2009-08-11 Thread Alan E. Davis
I'm a little reluctant to say this, but it's been a couple of months now
since I switched back to Gentoo, and I want to shout out my pleasure that
this system has been performing admirably well this time around, in
comparison with earlier installations.  None of the earlier installations
were unacceptable, in fact, Gentoo remained my favorite.  I moved to Ubuntu
because maintainance of the Gentoo boxes was much more time consuming.

I've watched Gentoo plummet in the popularity ratings, for example at
distrowatch.  I've watched as the best documentation EVER on gentoo wiki has
fallen off the edge of the world---indeed, I am grief-stricken and perplexed
about that.  I had to debate with myself about whether to go back to
Gentoo.  Ubuntu had played to many tricks on me, at great personal cost.  I
finally made the leap, and it was a soft landing indeed.

I scoffed at the email from this list saying that   emerge -uDva world and
revdep-rebuild problems were not normal!  I had posted that I had NEVER (in
a couple of years or more of Gentoo use) gotten all the way through a
maintainance cycle of emerge -uDva --newuse world, revdep-rebuild, and
emerge --depclean.  I never had (or perhaps very, very seldom), and I spent
a lot of time working on it.  Still the system more or less worked.

Now, however, I have not had any such problem, or maybe I should say, the
one or two times I have it was easy to fiigure things out.  This is a major
turnaround.

Is it because I'm more experienced, or perhaps more cautious?  I am running
~amd64, and have several overlays installed under layman.  I don't know, but
I tend to think the distribution is more mature.

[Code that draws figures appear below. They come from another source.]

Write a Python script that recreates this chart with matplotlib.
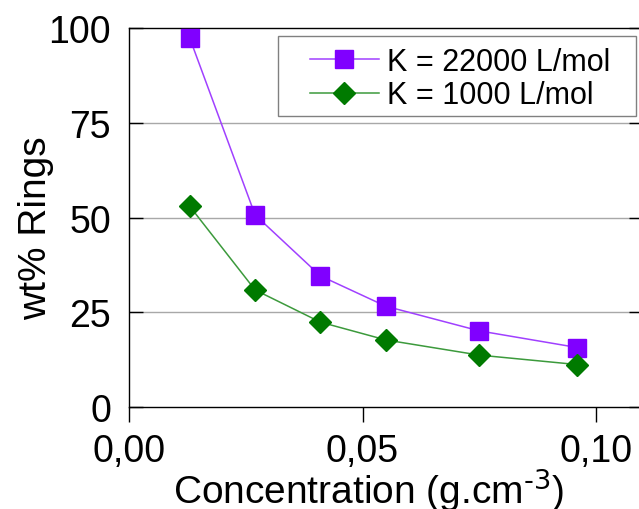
import numpy as np
import matplotlib.pyplot as plt
import matplotlib
from matplotlib.patches import Rectangle

matplotlib.rcParams['font.family'] = ['Liberation Sans', 'DejaVu Sans']
matplotlib.rcParams['mathtext.default'] = 'regular'

# concentration (g/cm3) and wt% rings
conc = [0.013, 0.027, 0.041, 0.055, 0.075, 0.096]
rings_k22000 = [97.4, 50.7, 34.6, 26.6, 20.1, 15.7]
rings_k1000 = [53.0, 30.9, 22.4, 17.7, 13.7, 11.2]

labels = ['K = 22000 L/mol', 'K = 1000 L/mol']
xticks = [0.0, 0.05, 0.10]
xticklabels = ['0,00', '0,05', '0,10']
yticks = [0, 25, 50, 75, 100]

fig = plt.figure(figsize=(6.39, 5.10), dpi=100)
ax = fig.add_axes([0.2019, 0.2, 1.0058 - 0.2019, 0.9427 - 0.2])

ax.plot(conc, rings_k22000, '-', color='#a040ff', lw=1.1, marker='s', ms=12.5,
        mfc='#8000ff', mec='#8000ff', label=labels[0], zorder=3)
ax.plot(conc, rings_k1000, '-', color='#3c9a3c', lw=1.1, marker='D', ms=11.5,
        mfc='#007a00', mec='#007a00', label=labels[1], zorder=3)

ax.set_xlim(0, 0.11)
ax.set_ylim(0, 100)
ax.set_xticks(xticks)
ax.set_xticklabels(xticklabels)
ax.set_yticks(yticks)

for y in [25, 50, 75]:
    ax.axhline(y, color='#a8a8a8', lw=1.0, zorder=1)

ax.tick_params(axis='y', direction='in', length=10, width=1, right=True,
               labelsize=27, pad=13)
ax.tick_params(axis='x', direction='out', length=11, width=1, labelsize=27, pad=8)
for s in ax.spines.values():
    s.set_linewidth(1.0)

ax.set_ylabel('wt% Rings', fontsize=28)
ax.yaxis.set_label_coords(-0.145, 0.475)
ax.set_xlabel('Concentration (g.cm$^{\\text{-3}}$)', fontsize=28)
ax.xaxis.set_label_coords(0.467, -0.155)

# legend frame drawn separately (wide left margin in the original)
ax.add_patch(Rectangle((0.290, 0.768), 0.697, 0.211, transform=ax.transAxes,
                       fill=True, fc='white', ec='#808080', lw=1.0, zorder=4))
leg = ax.legend(loc='upper left', fontsize=22, frameon=False,
                handlelength=2.25, handletextpad=0.26, borderpad=0,
                borderaxespad=0, labelspacing=0.12, bbox_to_anchor=(0.352, 0.951))
leg.set_zorder(5)

plt.savefig('out.png', dpi=100)
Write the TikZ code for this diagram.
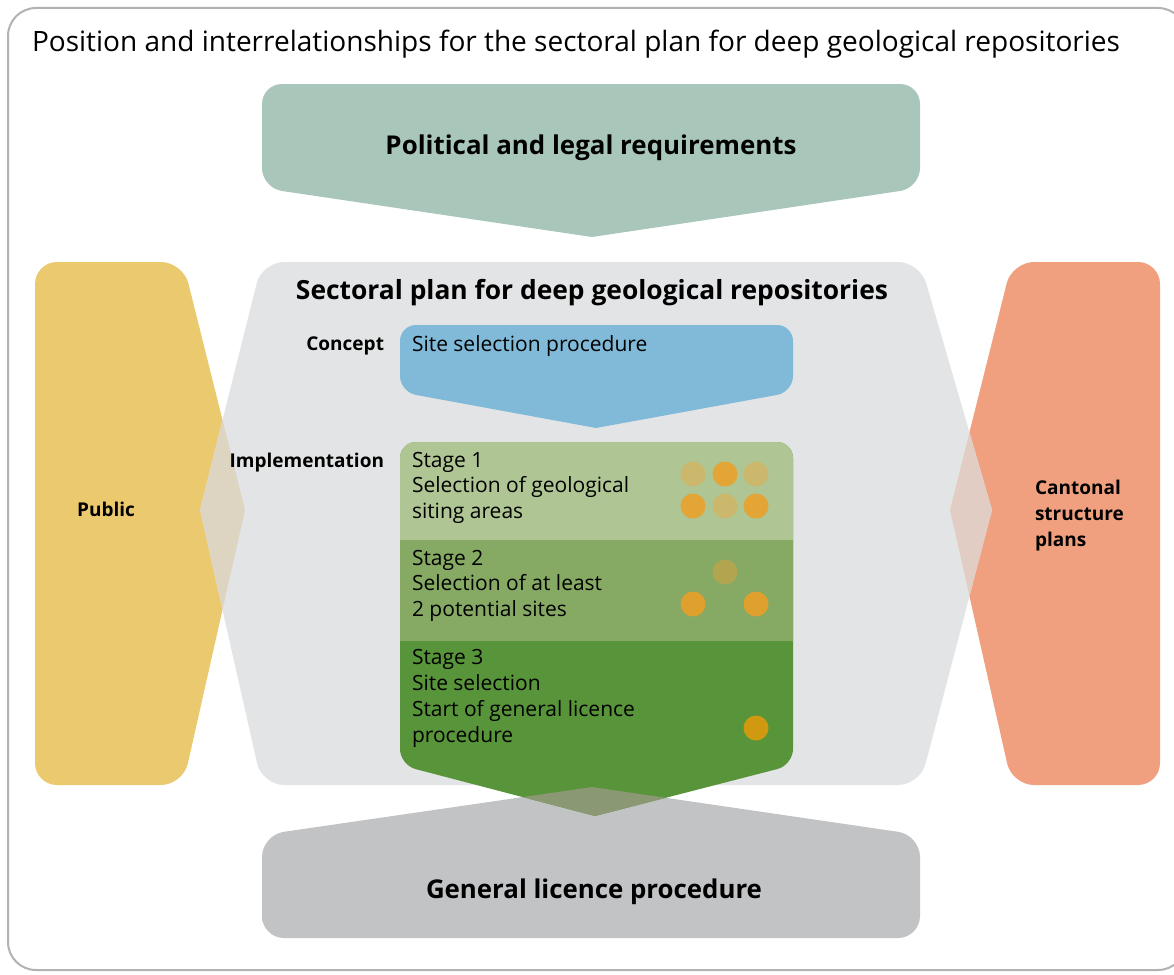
\documentclass[tikz,border=0pt]{standalone}
\usepackage{fontspec}
\usepackage{graphicx}
\setmainfont{Open Sans}
\definecolor{framec}{HTML}{B2B2B2}
\definecolor{polc}{HTML}{A9C6BA}
\definecolor{secc}{HTML}{E3E4E5}
\definecolor{pubc}{HTML}{EBC96F}
\definecolor{canc}{HTML}{F0A07E}
\definecolor{ovy}{HTML}{DDD5C1}
\definecolor{ovo}{HTML}{E1CDC3}
\definecolor{bluec}{HTML}{80BAD8}
\definecolor{stA}{HTML}{AFC594}
\definecolor{stB}{HTML}{86AA63}
\definecolor{stC}{HTML}{58943A}
\definecolor{licc}{HTML}{C2C3C5}
\definecolor{ovg}{HTML}{8A9874}
\definecolor{dotpale}{HTML}{CBB86C}
\definecolor{dotor}{HTML}{E3A536}
\definecolor{dotol}{HTML}{B1A64F}
\definecolor{dotorb}{HTML}{E0A02D}
\definecolor{dotdk}{HTML}{D1990F}
\newcommand\fitw[2]{\resizebox{#1}{!}{#2}}
\begin{document}
\begin{tikzpicture}[x=1pt,y=-1pt,
  lbl/.style={inner sep=0pt,outer sep=0pt},
  rg/.style={lbl,font=\fontsize{21}{26}\selectfont},
  sb/.style={lbl,font=\fontsize{19}{26}\selectfont\bfseries},
  dot/.style={circle,minimum size=25pt,inner sep=0pt}]
\def\polpath{(590,84) [rounded corners=20pt] -- (920,84) -- (920,188) [sharp corners] -- (592,237) [rounded corners=20pt] -- (262,188) -- (262,84) -- cycle}
\def\pubpath{(109,262) [rounded corners=22pt] -- (183,262) [sharp corners] -- (245,510) [rounded corners=22pt] -- (183,785) -- (35,785) -- (35,262) -- cycle}
\def\secpath{(590,262) [rounded corners=22pt] -- (920,262) [sharp corners] -- (992,510) [rounded corners=22pt] -- (920,785) -- (262,785) [sharp corners] -- (200,510) [rounded corners=22pt] -- (262,262) -- cycle}
\def\canpath{(1086,262) [rounded corners=22pt] -- (1160,262) -- (1160,785) -- (1012,785) [sharp corners] -- (950,510) [rounded corners=22pt] -- (1012,262) -- cycle}
\def\bluepath{(596,325) [rounded corners=16pt] -- (793,325) -- (793,392) [sharp corners] -- (596,428) [rounded corners=16pt] -- (400,392) -- (400,325) -- cycle}
\def\stpath{(596,442) [rounded corners=16pt] -- (793,442) -- (793,765) [sharp corners] -- (595,816) [rounded corners=16pt] -- (400,765) -- (400,442) -- cycle}
\def\licpath{(262,900) [rounded corners=22pt] -- (262,835) [sharp corners] -- (592,787) [rounded corners=22pt] -- (920,835) -- (920,938) -- (262,938) -- cycle}
\useasboundingbox (0,0) rectangle (1174,974);
\clip (0,0) rectangle (1174,974);
\fill[white] (0,0) rectangle (1174,974);
\draw[framec,line width=2pt,rounded corners=28pt] (8,8) rectangle (1186,970);
% shapes
\fill[polc] \polpath;
\fill[pubc] \pubpath;
\fill[canc] \canpath;
\fill[secc] \secpath;
\begin{scope}
  \clip \pubpath;
  \fill[ovy] \secpath;
\end{scope}
\begin{scope}
  \clip \canpath;
  \fill[ovo] \secpath;
\end{scope}
\fill[licc] \licpath;
\fill[bluec] \bluepath;
\fill[stC] \stpath;
\begin{scope}
  \clip \stpath;
  \fill[stA] (390,430) rectangle (800,540);
  \fill[stB] (390,540) rectangle (800,641);
  \fill[ovg] \licpath;
\end{scope}
% dots
\node[dot,fill=dotpale] (d1) at (693,474) {};
\node[dot,fill=dotor]   (d2) at (725,474) {};
\node[dot,fill=dotpale] (d3) at (756,474) {};
\node[dot,fill=dotor]   (d4) at (693,506) {};
\node[dot,fill=dotpale] (d5) at (725,506) {};
\node[dot,fill=dotor]   (d6) at (756,506) {};
\node[dot,fill=dotol]   (e1) at (725,572) {};
\node[dot,fill=dotorb]  (e2) at (693,604) {};
\node[dot,fill=dotorb]  (e3) at (756,604) {};
\node[dot,fill=dotdk]   (f1) at (756,728) {};
% texts
\node[lbl,anchor=base west] (title) at (32,52) {\fitw{1088pt}{\fontsize{24}{24}\selectfont Position and interrelationships for the sectoral plan for deep geological repositories}};
\node[lbl,anchor=base] (pol) at (591,154) {\fitw{411pt}{\fontsize{24}{24}\selectfont\bfseries Political and legal requirements}};
\node[lbl,anchor=base] (sec) at (592,299) {\fitw{592pt}{\fontsize{24}{24}\selectfont\bfseries Sectoral plan for deep geological repositories}};
\node[lbl,anchor=base] (gl) at (594,898) {\fitw{336pt}{\fontsize{24}{24}\selectfont\bfseries General licence procedure}};
\node[sb,anchor=base east] (concept) at (384,350) {Concept};
\node[sb,anchor=base east] (impl) at (384,467) {Implementation};
\node[rg,anchor=base west] (ssp) at (412,351) {Site selection procedure};
\node[rg,anchor=base west] (s1) at (412,467) {\vtop{\baselineskip=25.5pt\hbox{Stage 1}\hbox{Selection of geological}\hbox{siting areas}}};
\node[rg,anchor=base west] (s2) at (412,565) {\vtop{\baselineskip=25.5pt\hbox{Stage 2}\hbox{Selection of at least}\hbox{2 potential sites}}};
\node[rg,anchor=base west] (s3) at (412,664) {\vtop{\baselineskip=26pt\hbox{Stage 3}\hbox{Site selection}\hbox{Start of general licence}\hbox{procedure}}};
\node[sb,anchor=base] (public) at (106,516) {Public};
\node[sb,anchor=base west] (canton) at (1035,494) {\vtop{\baselineskip=26pt\hbox{Cantonal}\hbox{structure}\hbox{plans}}};
\end{tikzpicture}
\end{document}
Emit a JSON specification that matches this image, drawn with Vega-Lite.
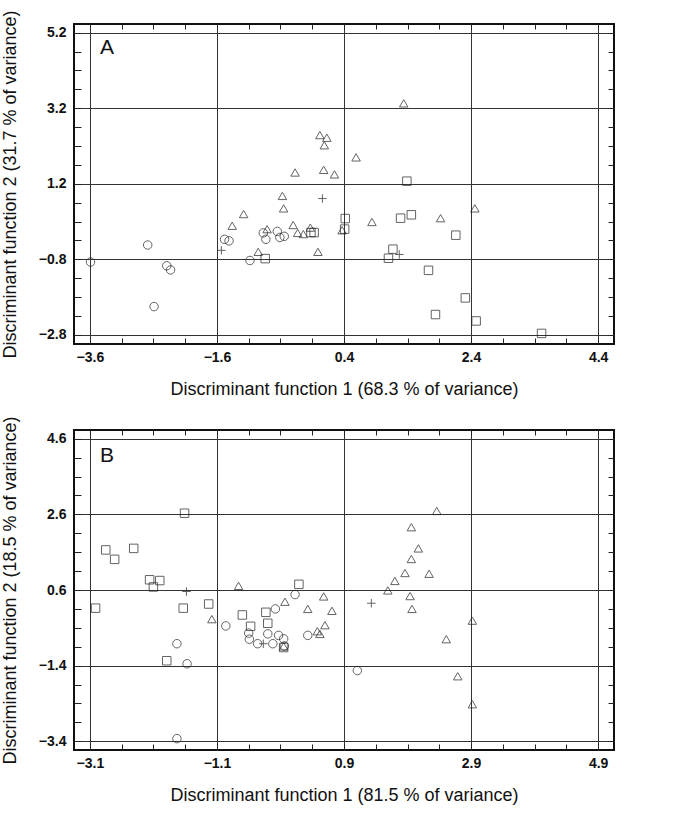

Perhaps this isn't the best place to put a word of thanks.  It's the best I
will do for now.  Thank you to all the developers and all the list people
who have consistently given the highest and most professional level of
assistance to a rather clueless user.  And never a cranky wine, like on
other lists, never any complaint.  This is typical, and always has been with
Gentoo's community.

I hope that at some point I can help with at least the documentation,
although I surely don't wish to pollute the space of the best docs (IMHO) in
the linux community.

Go figure: the popularity figures plunge, but the distro just gets better
and better.  Viva Gentoo...

Now I can go and get lost in the upgrade of gcc.

Alan Davis


Alan Davis

You can know the name of a bird in all the languages of the world,  but when
you're finished, you'll know absolutely nothing whatever about the bird...
So let's look at the bird and see what it's doing---that's what counts.